Saturday, September 15, 2007

Where Are The Pissed Off Republicans And Why Are They Not More Vocal?

Letters to the Editor are fun. Here's a few that cause me to ponder the question that is the title to this post. I'm pasting in the whole of the one's from today's SF Chronicle because the breadth if interesting juxtaposed with each other.

Enjoy:
The Republican Party has left me

Editor - Gov. Arnold Schwarzenegger is right on target in his criticism of the Republican Party. I registered as a Republican in 1946, on my 21st birthday. I was a Republican before most of the delegates to the Republican convention were born.
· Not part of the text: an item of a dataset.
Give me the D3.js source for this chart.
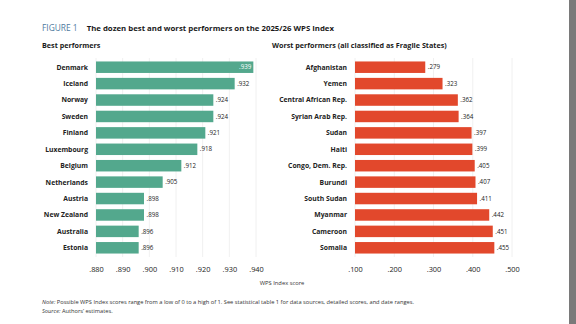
<!DOCTYPE html>
<html>
<head>
<meta charset="utf-8">
<script src="https://cdn.jsdelivr.net/npm/d3@7"></script>
<style>
  body { margin: 0; background: #fff; }
  svg { display: block; font-family: "Open Sans", sans-serif; }
</style>
</head>
<body>
<div id="app"></div>
<script>
let width = 576;
let height = 324;

// best performers
let bestNames = ["Denmark","Iceland","Norway","Sweden","Finland","Luxembourg","Belgium","Netherlands","Austria","New Zealand","Australia","Estonia"];
let bestValues = [0.939,0.932,0.924,0.924,0.921,0.918,0.912,0.905,0.898,0.898,0.896,0.896];
let bestTicks = [0.88,0.89,0.90,0.91,0.92,0.93,0.94];

// worst performers
let worstNames = ["Afghanistan","Yemen","Central African Rep.","Syrian Arab Rep.","Sudan","Haiti","Congo, Dem. Rep.","Burundi","South Sudan","Myanmar","Cameroon","Somalia"];
let worstValues = [0.279,0.323,0.362,0.364,0.397,0.399,0.405,0.407,0.411,0.442,0.451,0.455];
let worstTicks = [0.1,0.2,0.3,0.4,0.5];

const fmt = v => d3.format(".3f")(v).replace(/^0/, "");

let svg = d3.select("#app").append("svg")
  .attr("width", width)
  .attr("height", height);

// gray strip on right edge
svg.append("rect").attr("x", 569).attr("y", 0).attr("width", 7).attr("height", height).attr("fill", "#7a7a7a");

// title
let title = svg.append("text").attr("x", 42).attr("y", 31).attr("font-size", 7.8);
title.append("tspan").attr("fill", "#4f7aa0").attr("font-size", 8.4).text("FIGURE 1");
title.append("tspan").attr("dx", 9).attr("fill", "#1a1a1a").attr("font-weight", "bold").text("The dozen best and worst performers on the 2025/26 WPS Index");

function panel(opts) {
  let x = d3.scaleLinear().domain(opts.domain).range(opts.range);
  let y = d3.scaleBand().domain(opts.names).range([59, 256]).paddingInner(0.3).paddingOuter(0.15);
  let g = svg.append("g");

  g.append("text").attr("x", opts.headX).attr("y", 48)
    .attr("font-size", 7.2).attr("font-weight", "bold").attr("fill", "#1a1a1a")
    .text(opts.head);

  g.selectAll(".grid").data(opts.ticks).join("line")
    .attr("x1", d => x(d)).attr("x2", d => x(d))
    .attr("y1", 58).attr("y2", 257)
    .attr("stroke", "#ececec").attr("stroke-width", 0.8);

  g.selectAll(".bar").data(opts.values).join("rect")
    .attr("x", x(opts.domain[0]))
    .attr("y", (d, i) => y(opts.names[i]))
    .attr("width", d => x(d) - x(opts.domain[0]))
    .attr("height", y.bandwidth())
    .attr("fill", opts.color);

  g.selectAll(".name").data(opts.names).join("text")
    .attr("x", x(opts.domain[0]) - 8)
    .attr("y", d => y(d) + y.bandwidth() / 2)
    .attr("dy", "0.35em")
    .attr("text-anchor", "end")
    .attr("font-size", 6.8).attr("font-weight", "bold").attr("fill", "#222")
    .text(d => d);

  g.selectAll(".val").data(opts.values).join("text")
    .attr("x", (d, i) => opts.inside && i == 0 ? x(d) - 2 : x(d) + 2.5)
    .attr("y", (d, i) => y(opts.names[i]) + y.bandwidth() / 2)
    .attr("dy", "0.35em")
    .attr("text-anchor", (d, i) => opts.inside && i == 0 ? "end" : "start")
    .attr("font-size", 6.2)
    .attr("fill", (d, i) => opts.inside && i == 0 ? "#fff" : "#222")
    .text(fmt);

  let axis = g.append("g").attr("transform", "translate(0,264)")
    .call(d3.axisBottom(x).tickValues(opts.ticks).tickFormat(fmt).tickSize(0));
  axis.select(".domain").remove();
  axis.selectAll("text").attr("font-size", 7.4).attr("fill", "#222")
    .attr("font-family", "'Open Sans', sans-serif");
}

panel({
  names: bestNames, values: bestValues, ticks: bestTicks,
  domain: [0.88, 0.94], range: [96, 256], color: "#53a88d",
  head: "Best performers", headX: 42, inside: true
});

panel({
  names: worstNames, values: worstValues, ticks: worstTicks,
  domain: [0.1, 0.5], range: [355, 512], color: "#e2482c",
  head: "Worst performers (all classified as Fragile States)", headX: 272, inside: false
});

svg.append("text").attr("x", 282).attr("y", 285).attr("text-anchor", "middle")
  .attr("font-size", 5.8).attr("fill", "#333").text("WPS Index score");

let note = svg.append("text").attr("font-size", 5.7).attr("fill", "#333");
note.append("tspan").attr("x", 42).attr("y", 304)
  .html("<tspan font-style='italic'>Note:</tspan> Possible WPS Index scores range from a low of 0 to a high of 1. See statistical table 1 for data sources, detailed scores, and date ranges.");
note.append("tspan").attr("x", 42).attr("y", 313)
  .html("<tspan font-style='italic'>Source:</tspan> Authors’ estimates.");
</script>
</body>
</html>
I have not left the Republican Party. The party has left me.

To me, a conservative is someone who wants to conserve what is good, and change what is bad. That is not what it means to the people who now dominate the party. They want a way of life that may be consistent with life in 1807, but has nothing to do with 2007. They are completely out of touch with reality. Global warming? A myth spread by left-wing tree-huggers. Evolution? An anti-Christian creed spread by atheists.

The Republican Party needs new leaders: people who accept science, and are not locked into fundamentalist religion. If it does not change, it will go the way of the Whigs, the Know Nothings, and other vestiges of the past. I am not comfortable with the Democratic Party, but I find that now I am even more uncomfortable with the Republican Party.

ALFRED HEXTER
Kensington
Really, I don't find much conservative about the current batch of supposed "compassionate conservatives" either.

Certainly, those worried about getting killed by foreign terrorists don't live in our nation's ghettos:
At a crossroad

Editor - For the people of Richmond:

I am a slave
To the man in the grave
"It's revenge I crave,"
say the young and the brave

Spending the best years
Wiping your mother's tears
Soothing your sister's fears
Until the moment nears

When you have a gun in your hand.
Your future is planned
You're not taking a stand
When others demand,

"It's an eye for an eye."
Do you ask why?
If you don't ask why, another will die.
Is it time for another drive-by?

You walk closer to the ride
A symbol of gang pride
The last man who sat there died
Your two worlds collide

Your conscience or the gun
Your mother's last son
The clock has begun
To stand or to run

To lock and load
You're at a crossroad
The clock has slowed
Courage showed

I was a slave
To the man in the grave
Then I forgave
It was my life to save

ANTHONY OERTEL
San Rafael
And this reader raises an interesting question about the supposed "coalition of the willing."
Help from abroad

Editor - If the sole remaining rationalization for leaving U.S. troops in harm's way in Iraq is to prevent more inter-sectarian bloodshed than we've already unleashed by bumbling in, why is our president not calling on the international community - especially the Arab states - to help quell the violence?

ALLAN MANN
Alameda
And, in the odd event you've not known Phil Frank's work, you may want to google the man. His comic strips were splendid.

Missing Phil Frank

Editor - I cried Friday morning, reading the front page of The Chronicle on my way upstairs with the paper. Like many other members of the Bay Area comics community, I knew Phil Frank. Like his beloved strip, he was warm, funny, politically right-on, and very San Franciscan, without one ounce of mean-spiritedness. If The Chronicle can continue to run Peanuts in perpetuity, can't you do the same for Farley?

TRINA ROBBINS
San Francisco

1 comment:

Anonymous said...


Madam, I'm Saddam

''[W]hy is our president not calling on the international community - especially the Arab states - to help quell the violence?''

The question answers itself: there's no one alive in the Arab world with sufficiently Draconian tendencies who wants to end the violence.